The uninhabited patch of terrain, created by a volcano that last belched in 1539, is home to a few species of reptiles, colonies of sea lions and plenty of pelicans, gulls, terns and blue-footed boobies.
This visit to Isla Coronado was Day Two of a four-day visit to Loreto, a town of 16,000 about three-fourths the way down the east coast of the Baja Peninsula. Loreto’s main selling point: It is not a party town. It does, however, offer an authentic, small-Mexican-town experience, excellent cuisine, deep history, and perhaps its biggest assets — the neighboring waters and the islands not far offshore.
“We love tourists,” said Ivette Granados, Loreto resident, marine geologist and operations manager for the Loreto Region of the Baja California Sur Tourism Board, “but we want them to understand the efforts that this community is doing to evolve to be a very conscious town (that) preserves, protects and shares what we have.”

The preserving and protecting began in 1996 with the creation of the Loreto Bay National Marine Park, a UNESCO World Heritage Site that covers 800 square miles. It includes Isla Coronado and four other islands — one of which is designated only for scientific research. Fishing is not allowed in certain areas of the park, and where it is, the limit is one. After that, it’s catch-and-release.
Two days within the park proved that the townspeople had made the right decision.
Our first day in the park took us to Isla Coronado via a small, shaded boat that motored out of Loreto. As the cruise unfolded, we viewed a coastline dominated by the dramatic, jagged mountains called Sierra de la Giganta, created by eons of earthquakes, tectonic shifting and volcanic eruptions. The mountains’ sharp, rocky silhouette, accentuated by a cloudless sky, cleverly camouflaged areas of tropical growth, waterfalls and teeming biodiversity, looked as if it had been cut out by a giant pair of scissors.

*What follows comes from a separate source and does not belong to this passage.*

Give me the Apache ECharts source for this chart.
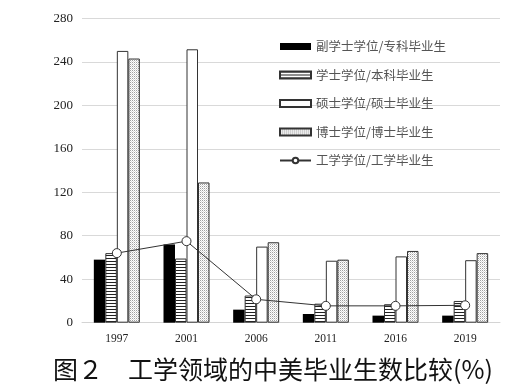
<!DOCTYPE html>
<html>
<head>
<meta charset="utf-8">
<script src="https://cdn.jsdelivr.net/npm/echarts@6/dist/echarts.min.js"></script>
<style>
html,body{margin:0;padding:0;background:#fff;}
#chart{width:531px;height:391px;}
</style>
</head>
<body>
<div id="chart"></div>
<script>
var categories = ['1997', '2001', '2006', '2011', '2016', '2019'];
var seriesNames = ['副学士学位/专科毕业生', '学士学位/本科毕业生', '硕士学位/硕士毕业生', '博士学位/博士毕业生', '工学学位/工学毕业生'];
var associateData = [58, 72, 12, 8, 6.5, 6.5];
var bachelorData = [64, 59, 25, 17.5, 17, 20];
var masterData = [250, 251.5, 70, 57, 61, 57.5];
var doctorData = [243, 129, 74, 58, 66, 64];
var engineeringData = [64, 75, 21.5, 15.5, 15.5, 16];
var yTicks = [0, 40, 80, 120, 160, 200, 240, 280];
var caption = '图２　工学领域的中美毕业生数比较(%)';

function makePattern(w, h, draw) {
  var c = document.createElement('canvas');
  c.width = w; c.height = h;
  var ctx = c.getContext('2d');
  ctx.fillStyle = '#fff';
  ctx.fillRect(0, 0, w, h);
  draw(ctx);
  return c;
}
var stripeCanvas = makePattern(4, 3, function (ctx) {
  ctx.fillStyle = '#222';
  ctx.fillRect(0, 0, 4, 1);
});
var dotCanvas = makePattern(2, 2, function (ctx) {
  ctx.fillStyle = '#a0a0a0';
  ctx.fillRect(0, 0, 1, 1);
  ctx.fillStyle = '#d8d8d8';
  ctx.fillRect(1, 1, 1, 1);
});

var chart = echarts.init(document.getElementById('chart'), null, {renderer: 'canvas'});
var barBase = {
  type: 'bar',
  barWidth: 11.5,
  barGap: '0%',
  animation: false
};
var option = {
  animation: false,
  backgroundColor: '#fff',
  grid: {left: 82, right: 31, top: 18.3, bottom: 68.3},
  legend: {
    orient: 'vertical',
    left: 279,
    top: 39.5,
    padding: 0,
    itemWidth: 31,
    itemHeight: 7,
    itemGap: 14.5,
    textStyle: {fontFamily: 'Noto Sans CJK SC', fontSize: 12.5, color: '#555', lineHeight: 14},
    data: [
      {name: seriesNames[0], icon: 'rect'},
      {name: seriesNames[1], icon: 'rect'},
      {name: seriesNames[2], icon: 'rect'},
      {name: seriesNames[3], icon: 'rect'},
      {name: seriesNames[4]}
    ]
  },
  title: {
    text: caption,
    left: 53,
    top: 357,
    padding: 0,
    textStyle: {fontFamily: 'Noto Sans CJK SC', fontSize: 25, fontWeight: 'normal', color: '#111'}
  },
  xAxis: {
    type: 'category',
    data: categories,
    axisLine: {lineStyle: {color: '#d4d4d4', width: 1}},
    axisTick: {show: false},
    axisLabel: {fontFamily: 'Liberation Serif', fontSize: 11.5, color: '#222', margin: 10}
  },
  yAxis: {
    type: 'value',
    min: yTicks[0],
    max: yTicks[yTicks.length - 1],
    interval: 40,
    axisLine: {show: false},
    axisTick: {show: false},
    splitLine: {lineStyle: {color: '#d9d9d9', width: 1}},
    axisLabel: {fontFamily: 'Liberation Serif', fontSize: 13, color: '#222', margin: 9}
  },
  series: [
    Object.assign({}, barBase, {
      name: seriesNames[0], data: associateData,
      itemStyle: {color: '#000', borderColor: '#000', borderWidth: 0}
    }),
    Object.assign({}, barBase, {
      name: seriesNames[1], data: bachelorData,
      itemStyle: {color: {image: stripeCanvas, repeat: 'repeat'}, borderColor: '#333', borderWidth: 1}
    }),
    Object.assign({}, barBase, {
      name: seriesNames[2], data: masterData,
      itemStyle: {color: '#fff', borderColor: '#333', borderWidth: 1}
    }),
    Object.assign({}, barBase, {
      name: seriesNames[3], data: doctorData,
      itemStyle: {color: {image: dotCanvas, repeat: 'repeat'}, borderColor: '#333', borderWidth: 1}
    }),
    {
      type: 'line',
      name: seriesNames[4],
      data: engineeringData,
      symbol: 'circle',
      symbolSize: 9,
      lineStyle: {color: '#333', width: 1},
      itemStyle: {color: '#fff', borderColor: '#333', borderWidth: 1},
      z: 5,
      animation: false
    }
  ]
};
chart.setOption(option);
</script>
</body>
</html>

From Isla Coronado’s pristine, half-moon-shaped beach, we saw only a dozen or so other humans — a rarity in a world where tourist-heavy destinations like Venice, Barcelona, Hawaii and Machu Picchu actively discourage the hordes of visitors because of their negative impact on local life and the environment.
On our second day in the park, we moved through the transparent waters via the Oloyumi (Eys of the Sea), owned by Luxury Baja Sailing.The 12-passenger catamaran docks at Marina Puerto Escondido, a private, modern, naturally protected harbor about 30 minutes south of Loreto. Puerto Escondido berths high-end sailboats and multimillion-dollar yachts.

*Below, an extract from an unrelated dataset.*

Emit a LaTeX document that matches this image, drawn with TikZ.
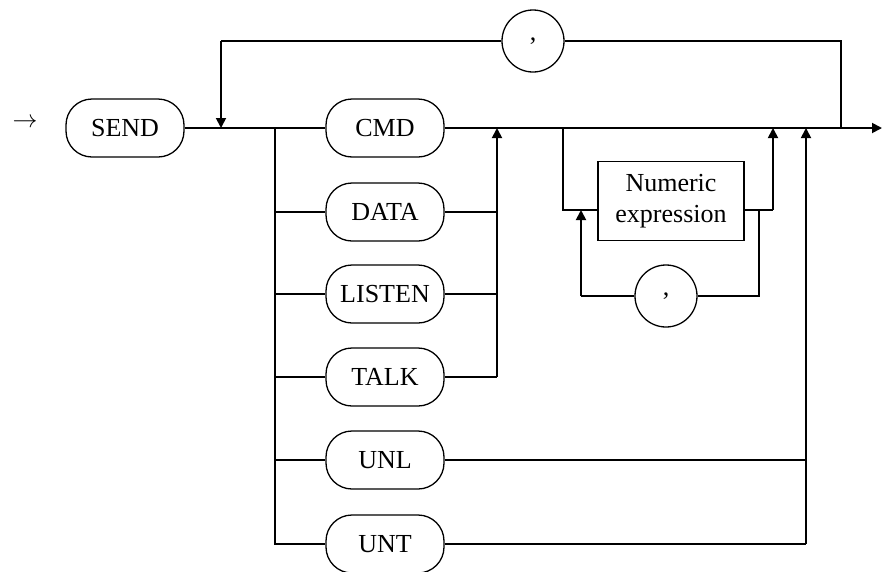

Skipper Jorge Ortiz and first mates Alberto Morales (from Chula Vista) and Sergio Romero (a wizard with grilled chicken, fruits and vegetables) took charge of boat and passengers. The crew knows these waters intimately, and after weaving along the otherworldly coastline, we anchored off the coast of Isla Danzante for lunch and snorkeling.

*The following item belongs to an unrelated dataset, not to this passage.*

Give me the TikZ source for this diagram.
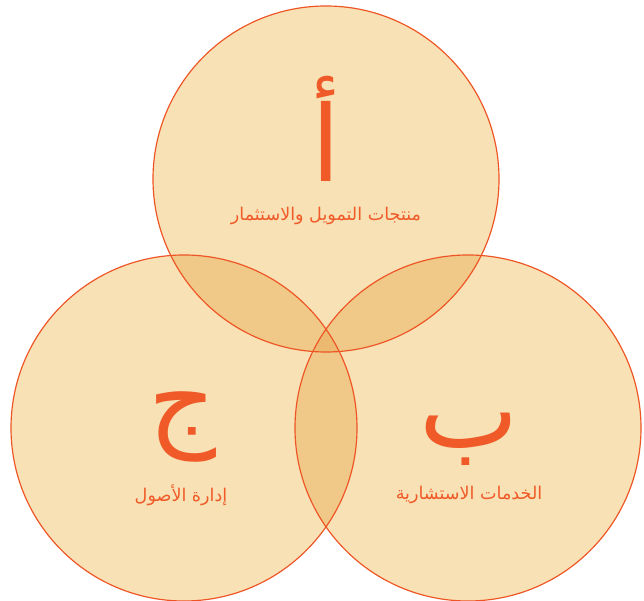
\documentclass[tikz,border=0pt]{standalone}
\usepackage{fontspec}
\newfontfamily\arabicfont[Script=Arabic]{DejaVu Sans}
\TeXXeTstate=1
\definecolor{ringline}{HTML}{EE5424}
\definecolor{ringfill}{HTML}{F7E1B5}
\definecolor{twofill}{HTML}{F0C888}
\definecolor{threefill}{HTML}{EBB970}
\definecolor{labeltext}{HTML}{F05A28}
\tikzset{
  bigletter/.style={text=labeltext, inner sep=0pt, font=\arabicfont\fontsize{90}{90}\selectfont},
  ringlabel/.style={text=labeltext, inner sep=0pt, font=\arabicfont\fontsize{15}{17}\selectfont}
}
\newcommand{\ringr}{5.19cm}
\begin{document}
\begin{tikzpicture}[x=0.03cm,y=-0.03cm]
\useasboundingbox (0,0) rectangle (644,601);
\coordinate (topc) at (326,179);
\coordinate (leftc) at (184,428);
\coordinate (rightc) at (468,428);
% plain discs
\fill[ringfill] (topc) circle[radius=\ringr];
\fill[ringfill] (leftc) circle[radius=\ringr];
\fill[ringfill] (rightc) circle[radius=\ringr];
% overlaps of two
\begin{scope}
\clip (topc) circle[radius=\ringr];
\fill[twofill] (leftc) circle[radius=\ringr];
\fill[twofill] (rightc) circle[radius=\ringr];
\end{scope}
\begin{scope}
\clip (leftc) circle[radius=\ringr];
\fill[twofill] (rightc) circle[radius=\ringr];
\end{scope}
% overlap of three
\begin{scope}
\clip (topc) circle[radius=\ringr];
\clip (leftc) circle[radius=\ringr];
\fill[threefill] (rightc) circle[radius=\ringr];
\end{scope}
\draw[ringline, line width=1pt] (topc) circle[radius=\ringr];
\draw[ringline, line width=1pt] (leftc) circle[radius=\ringr];
\draw[ringline, line width=1pt] (rightc) circle[radius=\ringr];
% letters and labels
\node[bigletter, anchor=base] (alif) at (326,182) {\beginR أ\endR};
\node[ringlabel] (finance) at (326,216) {\beginR منتجات التمويل والاستثمار\endR};
\node[bigletter, anchor=base] (baa) at (469,447) {\beginR ب\endR};
\node[ringlabel] (advice) at (469,495) {\beginR الخدمات الاستشارية\endR};
\node[bigletter] (jeem) at (183,427) {\beginR ج\endR};
\node[ringlabel] (assets) at (181,495) {\beginR إدارة الأصول\endR};
\end{tikzpicture}
\end{document}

Jacques Cousteau once called this area the “Aquarium of the World” because of the concentration and diversity of marine life in the park. We saw some of it without even getting into the teal water, but those who went over the side of the Oloyumi with snorkeling gear had some unforgettable close encounters.
Our second day in the marine park was capped off with Sergio’s melt-in-your-mouth grilled chicken (ingredients included pineapple, strawberry jam, vinegar, ketchup and habanero sauce) and a dozen-dolphin escort as we headed home. The dolphins raced alongside the Oloyumi, soaring and diving into the water, which mirrored just the way I felt after a both tranquil and exciting day in the Loreto National Marine Park.